**Data for this task:**

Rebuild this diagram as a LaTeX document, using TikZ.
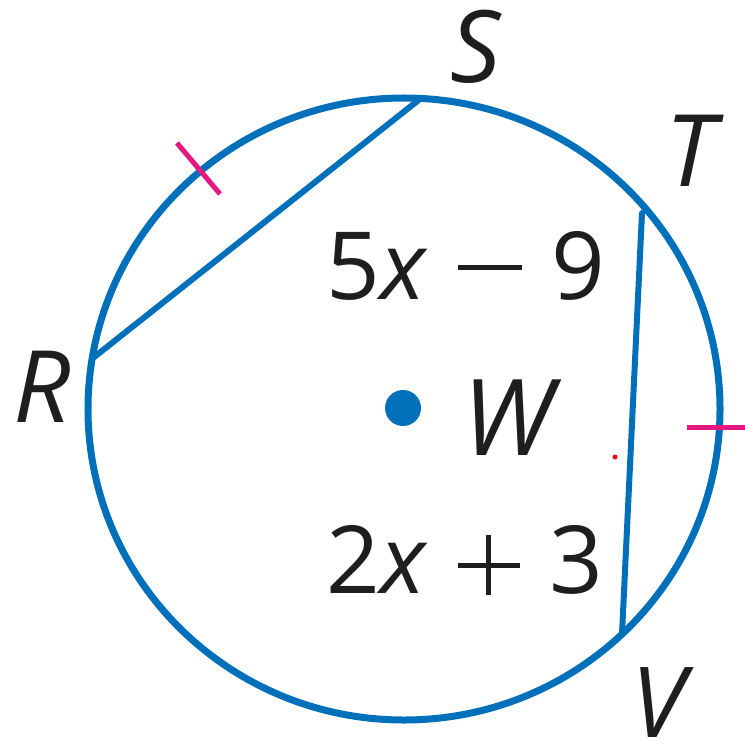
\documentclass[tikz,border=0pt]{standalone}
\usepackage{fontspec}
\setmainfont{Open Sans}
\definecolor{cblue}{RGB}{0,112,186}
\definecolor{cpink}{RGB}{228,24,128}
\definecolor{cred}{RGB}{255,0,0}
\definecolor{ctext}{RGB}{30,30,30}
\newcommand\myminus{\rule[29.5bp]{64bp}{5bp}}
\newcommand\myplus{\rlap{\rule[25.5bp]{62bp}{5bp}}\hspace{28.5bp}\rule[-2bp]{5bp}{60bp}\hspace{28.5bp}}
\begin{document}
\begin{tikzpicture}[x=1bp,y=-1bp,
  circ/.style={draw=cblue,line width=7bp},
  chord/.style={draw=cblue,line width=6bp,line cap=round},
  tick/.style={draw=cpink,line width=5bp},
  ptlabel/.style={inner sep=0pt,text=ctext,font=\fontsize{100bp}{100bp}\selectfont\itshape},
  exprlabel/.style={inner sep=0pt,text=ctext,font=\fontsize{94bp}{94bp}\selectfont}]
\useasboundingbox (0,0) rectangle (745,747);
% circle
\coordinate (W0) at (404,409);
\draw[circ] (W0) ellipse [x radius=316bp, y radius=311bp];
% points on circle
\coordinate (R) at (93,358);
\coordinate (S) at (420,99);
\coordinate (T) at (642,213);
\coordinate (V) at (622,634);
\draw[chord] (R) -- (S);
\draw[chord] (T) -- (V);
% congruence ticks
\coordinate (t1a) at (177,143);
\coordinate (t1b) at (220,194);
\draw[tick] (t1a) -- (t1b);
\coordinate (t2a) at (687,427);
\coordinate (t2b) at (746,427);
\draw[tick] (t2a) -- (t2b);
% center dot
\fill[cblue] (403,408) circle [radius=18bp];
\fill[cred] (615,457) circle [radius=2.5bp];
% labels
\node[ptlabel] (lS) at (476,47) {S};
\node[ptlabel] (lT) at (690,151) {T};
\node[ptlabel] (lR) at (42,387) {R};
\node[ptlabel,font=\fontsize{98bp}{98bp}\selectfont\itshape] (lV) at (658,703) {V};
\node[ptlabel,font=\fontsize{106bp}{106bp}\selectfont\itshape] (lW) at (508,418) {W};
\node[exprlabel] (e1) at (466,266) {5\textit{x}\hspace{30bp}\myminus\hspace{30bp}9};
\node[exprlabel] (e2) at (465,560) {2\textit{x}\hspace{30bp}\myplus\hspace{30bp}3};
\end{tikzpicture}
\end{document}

...

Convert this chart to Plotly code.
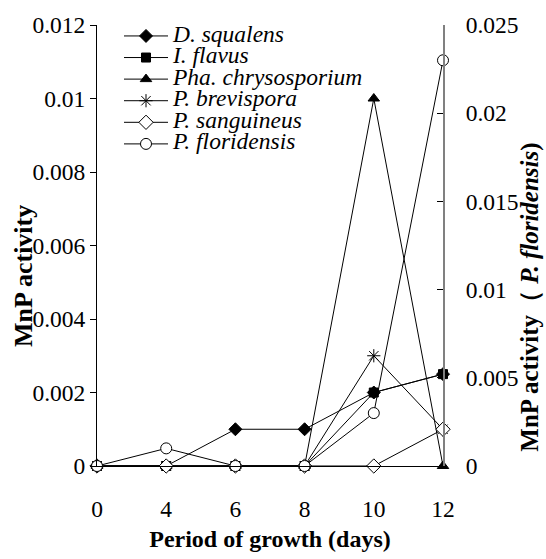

...

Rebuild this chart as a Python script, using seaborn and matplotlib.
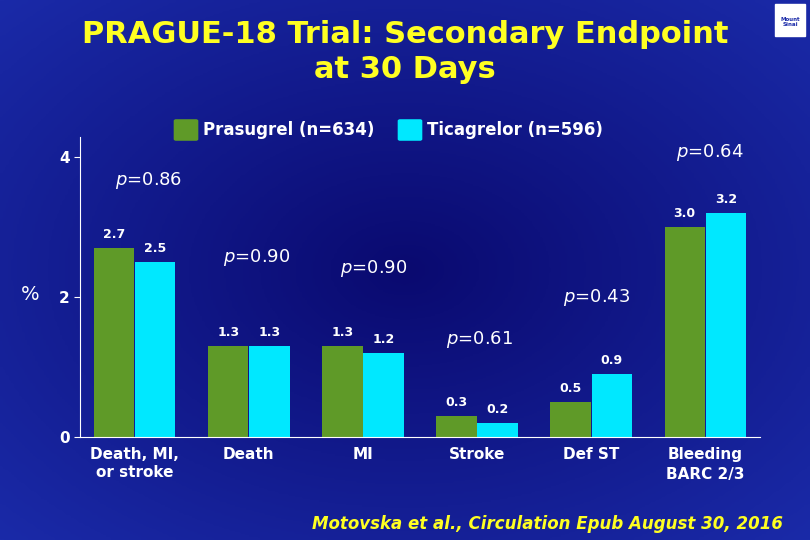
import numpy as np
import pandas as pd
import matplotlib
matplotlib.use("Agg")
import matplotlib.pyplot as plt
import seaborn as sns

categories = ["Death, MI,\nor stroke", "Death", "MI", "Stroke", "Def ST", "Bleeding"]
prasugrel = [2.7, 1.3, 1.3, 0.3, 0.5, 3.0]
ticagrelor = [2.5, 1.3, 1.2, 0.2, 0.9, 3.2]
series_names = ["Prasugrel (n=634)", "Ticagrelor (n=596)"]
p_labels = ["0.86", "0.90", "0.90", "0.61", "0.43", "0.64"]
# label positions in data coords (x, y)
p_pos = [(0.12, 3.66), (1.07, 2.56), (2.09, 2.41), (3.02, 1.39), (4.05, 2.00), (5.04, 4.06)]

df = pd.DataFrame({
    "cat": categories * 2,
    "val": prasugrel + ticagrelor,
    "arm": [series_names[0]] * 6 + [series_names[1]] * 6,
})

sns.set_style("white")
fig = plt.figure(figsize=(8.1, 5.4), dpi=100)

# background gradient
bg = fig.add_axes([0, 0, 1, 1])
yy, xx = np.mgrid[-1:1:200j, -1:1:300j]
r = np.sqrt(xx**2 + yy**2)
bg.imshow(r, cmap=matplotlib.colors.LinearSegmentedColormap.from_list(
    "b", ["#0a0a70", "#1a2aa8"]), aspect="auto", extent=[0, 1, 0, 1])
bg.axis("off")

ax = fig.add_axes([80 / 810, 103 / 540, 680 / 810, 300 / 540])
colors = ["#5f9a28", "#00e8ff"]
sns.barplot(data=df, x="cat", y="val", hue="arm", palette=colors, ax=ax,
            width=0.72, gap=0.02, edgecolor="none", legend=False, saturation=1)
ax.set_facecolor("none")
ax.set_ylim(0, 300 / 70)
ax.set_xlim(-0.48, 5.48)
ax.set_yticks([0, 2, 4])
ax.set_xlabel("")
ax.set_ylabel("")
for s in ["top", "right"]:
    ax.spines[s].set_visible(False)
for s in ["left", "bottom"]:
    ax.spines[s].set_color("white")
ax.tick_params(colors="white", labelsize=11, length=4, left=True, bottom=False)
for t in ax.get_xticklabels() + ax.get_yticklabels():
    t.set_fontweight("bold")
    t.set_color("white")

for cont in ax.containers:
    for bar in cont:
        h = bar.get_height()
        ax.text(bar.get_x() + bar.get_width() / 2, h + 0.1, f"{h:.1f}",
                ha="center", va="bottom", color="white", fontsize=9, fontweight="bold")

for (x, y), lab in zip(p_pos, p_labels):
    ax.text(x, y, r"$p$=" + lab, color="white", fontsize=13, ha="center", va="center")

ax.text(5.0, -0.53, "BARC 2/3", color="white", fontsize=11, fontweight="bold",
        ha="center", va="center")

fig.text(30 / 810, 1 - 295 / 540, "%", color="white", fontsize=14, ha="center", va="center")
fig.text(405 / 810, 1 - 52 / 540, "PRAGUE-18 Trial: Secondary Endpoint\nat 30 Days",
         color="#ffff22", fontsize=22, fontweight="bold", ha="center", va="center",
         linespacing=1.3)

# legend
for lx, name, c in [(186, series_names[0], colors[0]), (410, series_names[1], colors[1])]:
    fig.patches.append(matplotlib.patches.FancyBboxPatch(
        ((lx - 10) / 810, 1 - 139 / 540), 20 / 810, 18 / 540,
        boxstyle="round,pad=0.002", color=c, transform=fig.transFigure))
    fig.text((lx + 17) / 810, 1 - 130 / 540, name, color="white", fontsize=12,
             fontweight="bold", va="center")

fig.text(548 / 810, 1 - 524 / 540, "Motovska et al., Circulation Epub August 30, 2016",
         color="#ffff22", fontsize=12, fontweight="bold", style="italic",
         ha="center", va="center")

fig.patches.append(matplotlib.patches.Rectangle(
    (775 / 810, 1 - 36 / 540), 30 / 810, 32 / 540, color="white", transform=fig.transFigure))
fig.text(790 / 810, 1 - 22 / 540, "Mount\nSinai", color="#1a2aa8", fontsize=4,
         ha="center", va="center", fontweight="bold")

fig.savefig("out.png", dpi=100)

**Written request:**
Go through the records above, find every line with the word "Rebuild", and list those lines.

**Exercise answer:**
Rebuild this diagram as a LaTeX document, using TikZ.
Rebuild this chart as a Python script, using seaborn and matplotlib.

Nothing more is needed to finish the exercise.